Definition
Quantization stores an AI model’s numbers at lower precision (8-bit or 4-bit instead of 32-bit) so it runs smaller, faster, and cheaper with little accuracy loss.
At a glance
- A model is a huge pile of numbers; quantization rounds them to smaller, cheaper-to-store values[1].
- 8-bit cuts memory ~75 percent; 4-bit can reach 87 percent or more.
- Smaller models run 2-4x faster on cheaper hardware, often saving 50-70 percent on running costs.

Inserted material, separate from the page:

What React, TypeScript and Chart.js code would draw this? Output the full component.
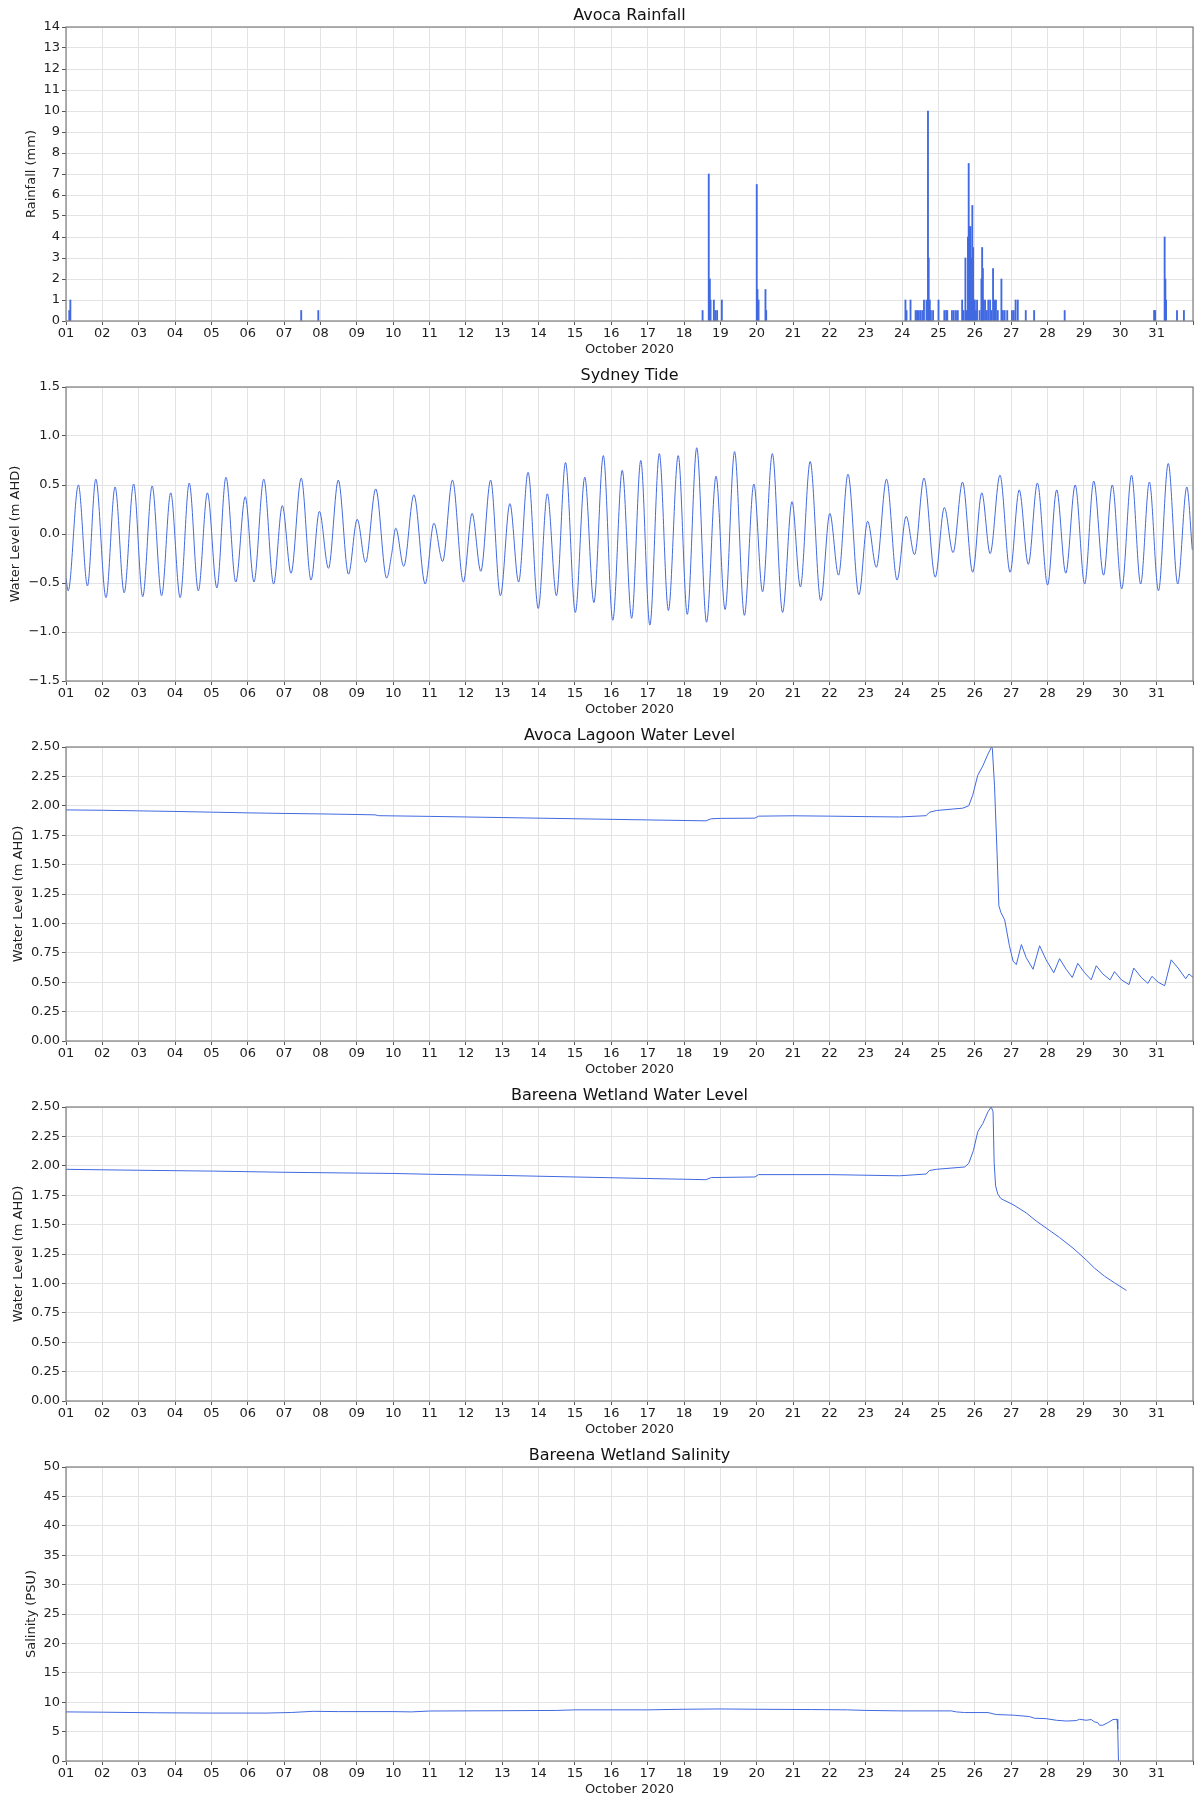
import React, { useEffect, useRef } from "react";
import { Chart, registerables } from "chart.js";

Chart.register(...registerables);

// ---------------- DATA (x = days since 1 Oct 2020 00:00) ----------------
const dayTickLabels = [
  "01", "02", "03", "04", "05", "06", "07", "08", "09", "10", "11", "12", "13", "14", "15", "16",
  "17", "18", "19", "20", "21", "22", "23", "24", "25", "26", "27", "28", "29", "30", "31",
];

const rainDay = [
  0.09, 0.12, 6.47, 6.94,
  17.51, 17.68, 17.71, 17.73, 17.82, 17.86, 17.91, 18.04,
  19.0, 19.02, 19.05, 19.24, 19.26,
  23.09, 23.12, 23.23, 23.37, 23.41, 23.46, 23.51, 23.56, 23.6, 23.67, 23.71, 23.73, 23.76, 23.79, 23.85,
  24.0, 24.16, 24.21, 24.24, 24.37, 24.42, 24.48, 24.53, 24.65, 24.69, 24.74, 24.78, 24.81, 24.83, 24.85,
  24.88, 24.91, 24.93, 24.95, 24.97, 25.0, 25.03, 25.06, 25.13, 25.18, 25.2, 25.22, 25.24, 25.28, 25.33,
  25.37, 25.42, 25.45, 25.5, 25.54, 25.58, 25.63, 25.73, 25.77, 25.82, 25.89, 26.02, 26.07, 26.12, 26.18,
  26.4, 26.63, 27.47, 29.93, 29.96, 30.22, 30.24, 30.26, 30.56, 30.75,
];
const rainMm = [
  0.5, 1.0, 0.5, 0.5,
  0.5, 7.0, 2.0, 1.0, 1.0, 0.5, 0.5, 1.0,
  6.5, 1.5, 1.0, 1.5, 0.5,
  1.0, 0.5, 1.0, 0.5, 0.5, 0.5, 0.5, 0.5, 1.0, 1.0, 10.0, 3.0, 1.0, 0.5, 0.5,
  1.0, 0.5, 0.5, 0.5, 0.5, 0.5, 0.5, 0.5, 1.0, 0.5, 3.0, 0.5, 4.0, 7.5, 4.5,
  4.5, 3.0, 5.5, 3.5, 1.0, 1.0, 0.5, 1.0, 0.5, 2.0, 3.5, 2.5, 1.0, 1.0, 0.5,
  1.0, 1.0, 0.5, 2.5, 1.0, 1.0, 0.5, 2.0, 0.5, 0.5, 0.5, 0.5, 0.5, 1.0, 1.0,
  0.5, 0.5, 0.5, 0.5, 0.5, 4.0, 2.0, 1.0, 0.5, 0.5,
];

const tideDay = [
  0.0, 0.06, 0.34, 0.59, 0.82, 1.1, 1.35, 1.6, 1.86, 2.11, 2.37, 2.63, 2.88, 3.14, 3.39, 3.64, 3.89,
  4.15, 4.4, 4.67, 4.93, 5.17, 5.44, 5.71, 5.95, 6.19, 6.47, 6.74, 6.97, 7.22, 7.49, 7.77, 8.01, 8.24,
  8.52, 8.82, 8.96, 9.07, 9.29, 9.57, 9.88, 10.12, 10.36, 10.63, 10.93, 11.17, 11.41, 11.68, 11.95,
  12.21, 12.45, 12.71, 12.99, 13.24, 13.49, 13.74, 14.01, 14.27, 14.52, 14.78, 15.04, 15.3, 15.56,
  15.81, 16.06, 16.32, 16.57, 16.84, 17.09, 17.35, 17.62, 17.88, 18.13, 18.39, 18.66, 18.92, 19.16,
  19.43, 19.71, 19.97, 20.2, 20.47, 20.76, 21.01, 21.25, 21.51, 21.81, 22.05, 22.29, 22.57, 22.86,
  23.11, 23.34, 23.6, 23.91, 24.16, 24.4, 24.66, 24.94, 25.19, 25.42, 25.69, 25.97, 26.22, 26.47,
  26.72, 27.0, 27.25, 27.5, 27.76, 28.02, 28.27, 28.54, 28.78, 29.04, 29.31, 29.56, 29.8, 30.05,
  30.32, 30.58, 30.83, 30.98,
];
const tideLevel = [
  -0.45, -0.58, 0.5, -0.53, 0.56, -0.65, 0.48, -0.6, 0.51, -0.64, 0.49, -0.63, 0.42, -0.65, 0.52, -0.58, 0.42,
  -0.55, 0.58, -0.49, 0.38, -0.49, 0.56, -0.51, 0.29, -0.4, 0.57, -0.47, 0.23, -0.35, 0.55, -0.41, 0.15, -0.29,
  0.46, -0.45, -0.2, 0.06, -0.33, 0.4, -0.51, 0.11, -0.28, 0.55, -0.49, 0.21, -0.38, 0.55, -0.63,
  0.31, -0.49, 0.63, -0.76, 0.41, -0.63, 0.73, -0.8, 0.58, -0.7, 0.8, -0.88, 0.65, -0.86,
  0.75, -0.93, 0.82, -0.78, 0.8, -0.82, 0.88, -0.9, 0.59, -0.77, 0.84, -0.83, 0.51, -0.59,
  0.82, -0.8, 0.33, -0.54, 0.74, -0.68, 0.21, -0.42, 0.61, -0.62, 0.13, -0.34, 0.56, -0.47,
  0.18, -0.21, 0.57, -0.44, 0.27, -0.19, 0.53, -0.39, 0.42, -0.2, 0.6, -0.39, 0.45, -0.31,
  0.52, -0.52, 0.45, -0.4, 0.5, -0.51, 0.54, -0.42, 0.5, -0.56, 0.6, -0.51, 0.53, -0.58,
  0.72, -0.51, 0.48, -0.16,
];

const lagoonDay = [
  0.0, 1.0, 2.0, 3.0, 4.0, 5.0, 6.0, 7.0, 8.0, 8.5, 8.6, 10.0, 12.0, 14.0, 16.0, 17.6, 17.75, 18.0,
  18.95, 19.05, 20.0, 21.0, 22.0, 22.93, 23.66, 23.75, 23.94, 24.67, 24.83, 24.94, 25.08, 25.22,
  25.36, 25.46, 25.48, 25.54, 25.61, 25.66, 25.72, 25.82, 25.95, 26.05, 26.14, 26.28, 26.41, 26.6,
  26.78, 26.96, 27.17, 27.33, 27.51, 27.68, 27.83, 28.02, 28.2, 28.34, 28.52, 28.72, 28.84, 29.03,
  29.24, 29.37, 29.58, 29.76, 29.87, 30.04, 30.22, 30.4, 30.59, 30.8, 30.89, 31.0,
];
const lagoonLevel = [
  1.965, 1.962, 1.957, 1.952, 1.946, 1.94, 1.935, 1.931, 1.926, 1.923, 1.916, 1.91, 1.9, 1.89, 1.88, 1.872, 1.89, 1.893,
  1.895, 1.912, 1.915, 1.912, 1.908, 1.905, 1.916, 1.945, 1.96, 1.98, 2.0, 2.09, 2.26, 2.34,
  2.44, 2.5, 2.49, 2.17, 1.6, 1.15, 1.09, 1.03, 0.81, 0.68, 0.65, 0.82, 0.71, 0.61,
  0.81, 0.69, 0.58, 0.7, 0.61, 0.54, 0.66, 0.58, 0.52, 0.64, 0.57, 0.52, 0.59, 0.52,
  0.48, 0.62, 0.54, 0.49, 0.55, 0.5, 0.47, 0.69, 0.62, 0.53, 0.57, 0.54,
];

const wetlandDay = [
  0.0, 2.0, 4.0, 6.0, 8.0, 9.0, 10.0, 12.0, 14.0, 16.0, 17.6, 17.75, 18.95, 19.05, 21.0, 22.93,
  23.66, 23.75, 23.94, 24.72, 24.83, 24.96, 25.08, 25.22, 25.36, 25.45, 25.5, 25.53, 25.57, 25.63,
  25.72, 26.05, 26.41, 26.69, 27.01, 27.33, 27.7, 28.06, 28.29, 28.57, 28.84, 29.17,
];
const wetlandLevel = [
  1.97, 1.962, 1.955, 1.945, 1.938, 1.935, 1.928, 1.918, 1.905, 1.892, 1.882, 1.9, 1.905, 1.925, 1.925, 1.915,
  1.93, 1.96, 1.97, 1.99, 2.02, 2.13, 2.29, 2.36, 2.46, 2.5, 2.46, 2.03, 1.83, 1.76,
  1.72, 1.67, 1.6, 1.53, 1.46, 1.39, 1.3, 1.2, 1.13, 1.06, 1.005, 0.94,
];

const salinityDay = [
  0.0, 1.0, 2.5, 4.0, 5.5, 6.2, 6.8, 7.5, 9.0, 9.5, 10.0, 12.0, 13.5, 14.0, 16.0, 17.0, 18.0, 19.0,
  20.5, 21.5, 22.0, 23.0, 24.35, 24.49, 24.72, 25.36, 25.59, 26.05, 26.5, 26.64, 26.96, 27.24, 27.51,
  27.79, 27.88, 28.06, 28.2, 28.29, 28.38, 28.43, 28.52, 28.66, 28.8, 28.91, 28.93, 28.95,
];
const salinityPsu = [
  8.35, 8.3, 8.2, 8.15, 8.15, 8.25, 8.45, 8.4, 8.4, 8.35, 8.5, 8.55, 8.6, 8.7, 8.7, 8.8, 8.85, 8.8,
  8.75, 8.7, 8.6, 8.52, 8.52, 8.35, 8.24, 8.24, 7.9, 7.8, 7.56, 7.27, 7.2, 6.93, 6.8,
  6.87, 7.1, 6.93, 7.05, 6.65, 6.53, 6.08, 6.08, 6.53, 7.05, 7.1, 5.4, 0.0,
];

// ---------------- STYLE ----------------
const FONT = "'DejaVu Sans', 'Liberation Sans', sans-serif";
const BLUE = "rgb(65,105,225)";
const GRID = "#e3e3e3";
const TICK_COLOR = "#555";
const TEXT = "#1e1e1e";
const PANEL_PITCH = 360;
const AREA_TOP = 27;
const AREA_BOTTOM = 321;
const AREA_LEFT = 66;

const framePlugin = {
  id: "frameBox",
  afterDatasetsDraw(chart: any) {
    const { ctx, chartArea: a } = chart;
    ctx.save();
    ctx.strokeStyle = "#7d7d7d";
    ctx.lineWidth = 1.2;
    ctx.strokeRect(a.left, a.top, a.right - a.left, a.bottom - a.top);
    ctx.restore();
  },
};

// title centred over the plotting area (as in the reference)
const axesTitlePlugin = {
  id: "axesTitle",
  afterDraw(chart: any, _args: any, opts: any) {
    const { ctx, chartArea: a } = chart;
    ctx.save();
    ctx.fillStyle = "#111";
    ctx.font = `16px ${FONT}`;
    ctx.textAlign = "center";
    ctx.textBaseline = "middle";
    ctx.fillText(opts.text, (a.left + a.right) / 2, 16);
    ctx.restore();
  },
};

const toPoints = (xs: number[], ys: number[]) => xs.map((x, i) => ({ x, y: ys[i] }));
const minus = (s: string) => s.replace("-", "\u2212");

type PanelSpec = {
  title: string;
  yLabel: string;
  yMin: number;
  yMax: number;
  yStep: number;
  yFmt: (v: number) => string;
  yTitlePad: number;
  kind: "bar" | "line";
  smooth?: boolean;
  xs: number[];
  ys: number[];
};

const panels: PanelSpec[] = [
  {
    title: "Avoca Rainfall", yLabel: "Rainfall (mm)", yMin: 0, yMax: 14, yStep: 1,
    yFmt: (v) => String(Math.round(v)), yTitlePad: 24, kind: "bar", xs: rainDay, ys: rainMm,
  },
  {
    title: "Sydney Tide", yLabel: "Water Level (m AHD)", yMin: -1.5, yMax: 1.5, yStep: 0.5,
    yFmt: (v) => minus(v.toFixed(1)), yTitlePad: 8, kind: "line", smooth: true, xs: tideDay, ys: tideLevel,
  },
  {
    title: "Avoca Lagoon Water Level", yLabel: "Water Level (m AHD)", yMin: 0, yMax: 2.5, yStep: 0.25,
    yFmt: (v) => v.toFixed(2), yTitlePad: 10.5, kind: "line", xs: lagoonDay, ys: lagoonLevel,
  },
  {
    title: "Bareena Wetland Water Level", yLabel: "Water Level (m AHD)", yMin: 0, yMax: 2.5, yStep: 0.25,
    yFmt: (v) => v.toFixed(2), yTitlePad: 10.5, kind: "line", xs: wetlandDay, ys: wetlandLevel,
  },
  {
    title: "Bareena Wetland Salinity", yLabel: "Salinity (PSU)", yMin: 0, yMax: 50, yStep: 5,
    yFmt: (v) => String(Math.round(v)), yTitlePad: 24, kind: "line", xs: salinityDay, ys: salinityPsu,
  },
];

function Panel({ spec, top, height }: { spec: PanelSpec; top: number; height: number }) {
  const ref = useRef<HTMLCanvasElement | null>(null);

  useEffect(() => {
    if (!ref.current) return;
    const tickFont = { family: FONT, size: 13 };
    const dataset: any =
      spec.kind === "bar"
        ? {
            type: "bar",
            data: toPoints(spec.xs, spec.ys),
            backgroundColor: BLUE,
            borderWidth: 0,
            barThickness: 1.2,
            grouped: false,
          }
        : {
            type: "line",
            data: toPoints(spec.xs, spec.ys),
            borderColor: BLUE,
            borderWidth: 1,
            pointRadius: 0,
            fill: false,
            tension: spec.smooth ? 0.4 : 0,
            cubicInterpolationMode: spec.smooth ? "monotone" : "default",
          };

    const chart = new Chart(ref.current, {
      type: spec.kind,
      data: { datasets: [dataset] },
      plugins: [framePlugin, axesTitlePlugin],
      options: {
        animation: false,
        responsive: false,
        events: [],
        layout: { padding: { left: 0, right: 5, top: AREA_TOP, bottom: 0 } },
        plugins: {
          legend: { display: false },
          tooltip: { enabled: false },
          title: { display: false },
          axesTitle: { text: spec.title },
        },
        scales: {
          x: {
            type: "linear",
            min: 0,
            max: 31,
            offset: false,
            afterFit: (s: any) => {
              s.height = height - AREA_BOTTOM;
            },
            grid: { color: GRID, lineWidth: 1, drawTicks: true, tickLength: 4, tickColor: TICK_COLOR, offset: false },
            border: { display: false },
            ticks: {
              stepSize: 1,
              autoSkip: false,
              maxRotation: 0,
              minRotation: 0,
              padding: 1,
              color: TEXT,
              font: tickFont,
              callback: (v: any) => dayTickLabels[Math.round(Number(v))] ?? "",
            },
            title: {
              display: true,
              text: "October 2020",
              color: TEXT,
              font: tickFont,
              padding: { top: 0, bottom: 3 - (PANEL_PITCH - height) },
            },
          },
          y: {
            type: "linear",
            min: spec.yMin,
            max: spec.yMax,
            afterFit: (s: any) => {
              s.width = AREA_LEFT;
            },
            grid: { color: GRID, lineWidth: 1, drawTicks: true, tickLength: 4, tickColor: TICK_COLOR },
            border: { display: false },
            ticks: {
              stepSize: spec.yStep,
              autoSkip: false,
              padding: 2,
              color: TEXT,
              font: tickFont,
              callback: (v: any) => spec.yFmt(Number(v)),
            },
            title: {
              display: true,
              text: spec.yLabel,
              color: TEXT,
              font: { family: FONT, size: 13 },
              padding: { top: spec.yTitlePad, bottom: 0 },
            },
          },
        },
      } as any,
    });
    return () => chart.destroy();
  }, [spec, height]);

  return (
    <canvas
      ref={ref}
      width={1198}
      height={height}
      style={{ position: "absolute", left: 0, top, width: 1198, height, display: "block" }}
    />
  );
}

export default function App() {
  return (
    <div
      style={{
        position: "absolute",
        left: 0,
        top: 0,
        width: 1198,
        height: 1798,
        overflow: "hidden",
        background: "#fff",
      }}
    >
      {panels.map((p, i) => (
        <Panel key={i} spec={p} top={i * PANEL_PITCH} height={i === panels.length - 1 ? 358 : PANEL_PITCH} />
      ))}
    </div>
  );
}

- Accuracy loss is usually minor and, at 8-bit, often negligible.
How it works
Think of rounding $19.9999 to $20. Each number takes less room and computes faster, so the model shrinks and speeds up[5].
Why it matters
Smaller models fit cheaper hardware and lower cloud bills[2]. Teams report 2-4x speedups and 50-70 percent cost savings[4], and capable AI can run on laptops, phones, or modest servers instead of pricey GPUs.
The trade-off
Fewer digits means slightly less precision. At 8-bit this is widely seen as nearly lossless[3]; pushing to 4-bit saves more but risks a noticeable dip, so test it on your own use case.
Bottom line
Quantization is one of the simplest ways to make AI cheaper and faster, with accuracy cost that is usually negligible.